In particular, for the above, the compiler will generate the following SQL:
select (
select case when x >= y then x else y end
from (select T1.column1 x, column2 y))
But each line will be its own string literal, so, more accurately, it will concatenate the following three strings:
"select (", // string1
" select case when x >= y then x else y end", // string2
" from (select T1.column1 x, column2 y))" // string3
Importantly, string2
is fixed for any given fragment. The only
thing that changes is string3
, i.e., the arguments. In any modern C
compilation system, the linker will unify the string2
literal across
all translation units so you only pay for the cost of that text one time.
It also means that the text of the arguments appears exactly one time,
no matter how complex they are. For these benefits, we pay the cost of
the select wrapper on the arguments. If the arguments are complex that
“cost” is negative. Consider the following:
select max_func((select max(T.m) from T), (select max(U.m) from U))
A direct expansion of the above would result in something like this:
case when (select max(T.m) from T) >= (select max(U.m) from U)
then (select max(T.m) from T)
else (select max(U.m) from U)
end;
The above could be accomplished with a simple #define
style
macro.
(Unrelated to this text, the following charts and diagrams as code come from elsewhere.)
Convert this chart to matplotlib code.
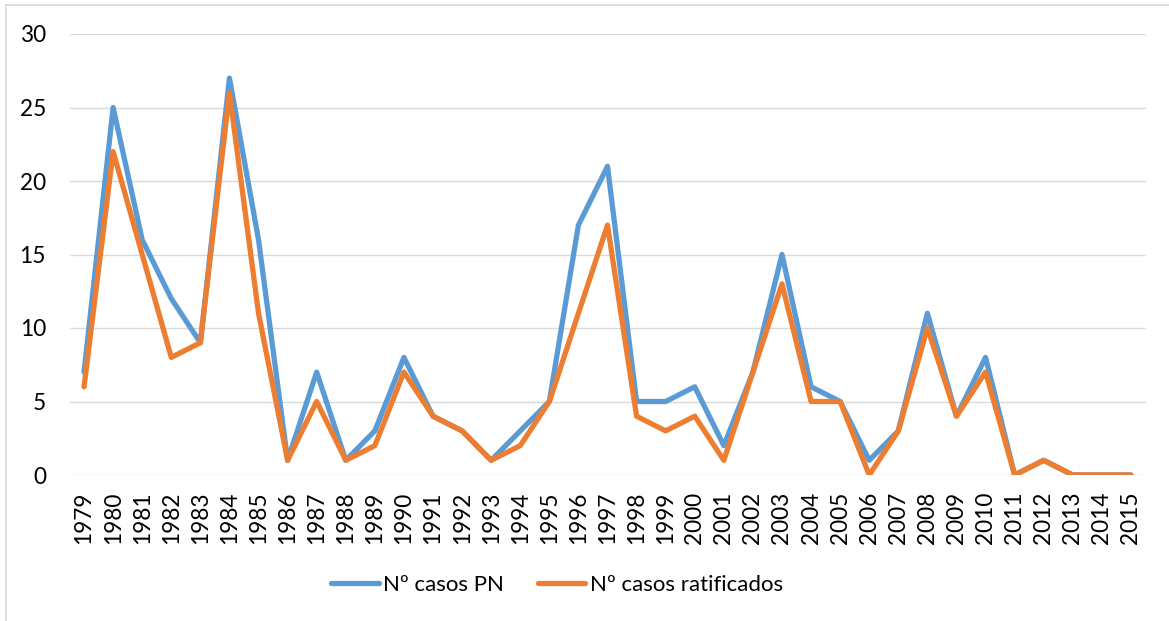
import matplotlib.pyplot as plt
from matplotlib.lines import Line2D

years = [str(y) for y in range(1979, 2016)]
casos_pn = [7, 25, 16, 12, 9, 27, 16, 1, 7, 1, 3, 8, 4, 3, 1, 3, 5, 17, 21, 5,
            5, 6, 2, 7, 15, 6, 5, 1, 3, 11, 4, 8, 0, 1, 0, 0, 0]
casos_ratif = [6, 22, 15, 8, 9, 26, 11, 1, 5, 1, 2, 7, 4, 3, 1, 2, 5, 11, 17, 4,
               3, 4, 1, 7, 13, 5, 5, 0, 3, 10, 4, 7, 0, 1, 0, 0, 0]
y_ticks = [0, 5, 10, 15, 20, 25, 30]

plt.rcParams['font.family'] = ['Lato', 'DejaVu Sans']

W, H = 1169, 621
fig = plt.figure(figsize=(W / 100, H / 100), dpi=100)
ax = fig.add_axes([69.5 / W, 1 - 475 / H, (1145.5 - 69.5) / W, (475 - 34) / H])

x = list(range(len(years)))
ax.plot(x, casos_pn, color='#5B9BD5', lw=3.8, solid_joinstyle='round',
        solid_capstyle='round', label='Nº casos PN', zorder=3)
ax.plot(x, casos_ratif, color='#ED7D31', lw=3.8, solid_joinstyle='round',
        solid_capstyle='round', label='Nº casos ratificados', zorder=4)

ax.set_xlim(-0.5, len(years) - 0.5)
ax.set_ylim(0, 30)
ax.set_yticks(y_ticks)
ax.set_xticks(x)
ax.set_xticklabels(years, rotation=90)
ax.tick_params(axis='y', length=0, pad=17, labelsize=16.3, colors='#000000')
ax.tick_params(axis='x', length=0, pad=12, labelsize=16.3, colors='#000000')
ax.grid(axis='y', color='#D9D9D9', lw=1.0)
ax.set_axisbelow(True)
for s in ax.spines.values():
    s.set_visible(False)

leg = fig.legend(loc='center', bbox_to_anchor=(557 / W, 1 - 585 / H), ncol=2,
                 frameon=False, fontsize=16, handlelength=2.15,
                 handletextpad=0.2, columnspacing=1.5)

# chart area border (only top/left visible in the reference)
fig.add_artist(Line2D([6 / W, 1], [1 - 5 / H, 1 - 5 / H], transform=fig.transFigure,
                      color='#D9D9D9', lw=1.2))
fig.add_artist(Line2D([6 / W, 6 / W], [0, 1 - 5 / H], transform=fig.transFigure,
                      color='#D9D9D9', lw=1.2))

fig.savefig('out.png', dpi=100)
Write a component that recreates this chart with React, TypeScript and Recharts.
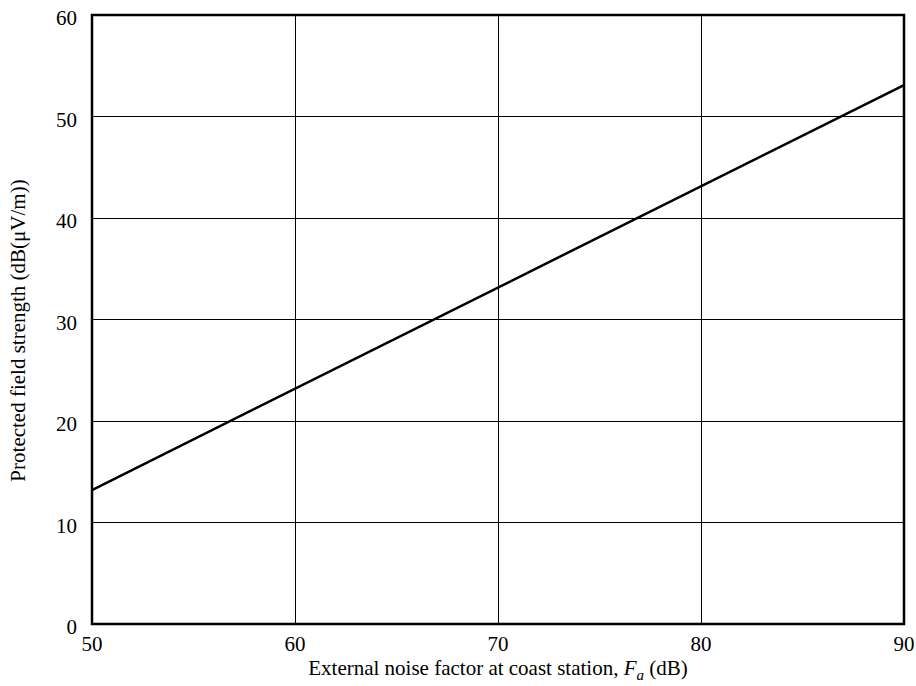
import React from 'react';
import { LineChart, Line, XAxis, YAxis, CartesianGrid, ReferenceArea, Label } from 'recharts';

const noiseFactor = [50, 90];
const fieldStrength = [13.2, 53.1];
const xTicks = [50, 60, 70, 80, 90];
const yTicks = [0, 10, 20, 30, 40, 50, 60];

const data = noiseFactor.map((x, i) => ({ x, y: fieldStrength[i] }));

const FONT = '"Liberation Serif", "Times New Roman", serif';

const XTick = (props: any) => {
  const { x, y, payload } = props;
  return (
    <text x={x} y={y + 13} textAnchor="middle" fontFamily={FONT} fontSize={21} fill="#000">
      {payload.value}
    </text>
  );
};

const YTick = (props: any) => {
  const { x, y, payload } = props;
  return (
    <text x={x} y={y + 10} textAnchor="end" fontFamily={FONT} fontSize={21} fill="#000">
      {payload.value}
    </text>
  );
};

const XTitle = (props: any) => {
  const vb = props.viewBox || {};
  const cx = vb.x + vb.width / 2;
  return (
    <text x={cx} y={675} textAnchor="middle" fontFamily={FONT} fontSize={21} fill="#000">
      <tspan>External noise factor at coast station, </tspan>
      <tspan fontStyle="italic">F</tspan>
      <tspan fontStyle="italic" fontSize={15} dy={5}>a</tspan>
      <tspan dy={-5}> (dB)</tspan>
    </text>
  );
};

const YTitle = (props: any) => {
  const vb = props.viewBox || {};
  const cy = vb.y + vb.height / 2 + 11;
  return (
    <text
      x={25}
      y={cy}
      transform={`rotate(-90, 25, ${cy})`}
      textAnchor="middle"
      fontFamily={FONT}
      fontSize={21}
      fill="#000"
    >
      Protected field strength (dB(μV/m))
    </text>
  );
};

export default function App() {
  return (
    <div style={{ position: 'absolute', left: 0, top: 0, width: 916, height: 686, background: '#fff', fontFamily: FONT }}>
      <LineChart width={916} height={686} data={data} margin={{ top: 15, right: 12, left: 0, bottom: 0 }}>
        <CartesianGrid stroke="#000" strokeWidth={1} shapeRendering="crispEdges" />
        <XAxis
          dataKey="x"
          type="number"
          domain={[50, 90]}
          ticks={xTicks}
          height={62}
          axisLine={false}
          tickLine={false}
          tickSize={0}
          tickMargin={14}
          tick={<XTick />}
        >
          <Label content={<XTitle />} />
        </XAxis>
        <YAxis
          type="number"
          domain={[0, 60]}
          ticks={yTicks}
          width={92}
          axisLine={false}
          tickLine={false}
          tickSize={0}
          tickMargin={15}
          tick={<YTick />}
        >
          <Label content={<YTitle />} />
        </YAxis>
        <ReferenceArea x1={50} x2={90} y1={0} y2={60} fill="none" stroke="#000" strokeWidth={2.5} fillOpacity={0} ifOverflow="visible" />
        <Line
          type="linear"
          dataKey="y"
          stroke="#000"
          strokeWidth={2.5}
          dot={false}
          isAnimationActive={false}
        />
      </LineChart>
    </div>
  );
}
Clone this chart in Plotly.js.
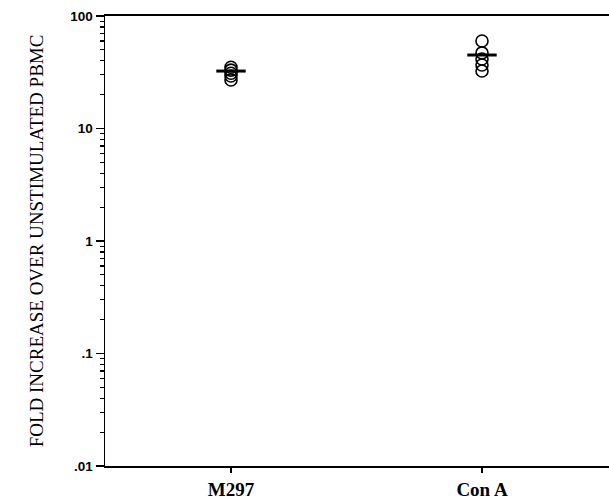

However, the expression fragment generates the following code:
select (
select case when x >= y then x else y end
from select (select max(T.m) from T) x, (select max(U.m) from U) y))
Expression fragments can nest, so you could write:
[[shared_fragment]]
proc max3_func(x integer, y integer, z integer)
begin
select max_func(x, max_func(y, z));
end;
Again, this particular example is a waste because regular max
would
already do the job better.
To give another example, common mappings from one kind of code to another using case/when can be written and shared this way:
-- this sort of thing happens all the time
[[shared_fragment]]
proc remap(x integer not null)
begin
select case x
when 1 then 1001
when 2 then 1057
when 3 then 2010
when 4 then 2011
else 9999
end;
end;
In the following:
select remap(T1.c), remap(T2.d), remap(T3.e) from T1, T2, T3... etc.
The text for remap
will appear three times in the generated SQL query but only one time in your binary.
Restrictions
- the fragment must consist of exactly one simple select statement
- no
FROM
,WHERE
,HAVING
, etc. – the result is an expression
- no
- the select list must have exactly one value
- Note the expression can be a nested
SELECT
which could then have all the usualSELECT
elements
- Note the expression can be a nested
- the usual shared fragment rules apply, e.g. no out-parameters, exactly one statement, etc.
Additional Notes
A simpler syntax might have been possible but expression fragments
are only interesting in SQL contexts where (among other things) normal
procedure and function calls are not available. So the select
keyword
makes it clear to the coder and the compiler that the expression will
be evaluated by SQLite and the rules for what is allowed to go in the
expression are the SQLite rules.
The fragment has no FROM
clause because we’re trying to produce
an expression, not a table-value with one column. If you want a
table-value with one column, the original shared fragments solution
already do exactly that. Expression fragments give you a solution for
sharing code in, say, the WHERE
clause of a larger select statement.
Commpared to something like
#define max_func(x,y) case when (x) >= (y) then x else y end;
The macro does give you a ton of flexibility, but it has many problems:
- if the macro has an error, you see the error in the call site with really bad diagnostic info
- the compiler doesn’t know that the sharing is going on so it won’t be able to share text between call sites
- the arguments can be evaluated many times each which could be expensive, bloaty, or wrong
- there is no type-checking of arguments to the macro so you may or may not get compilation errors after expansion
- you have to deal with all the usual pre-processor hazards
In general, macros can be used (as in C and C++) as an alternative to expression fragments, especially for small fragments. But, this gets to be a worse idea as such macros grow. For larger cases, C and C++ provide inline functions – CQL provides expression fragments.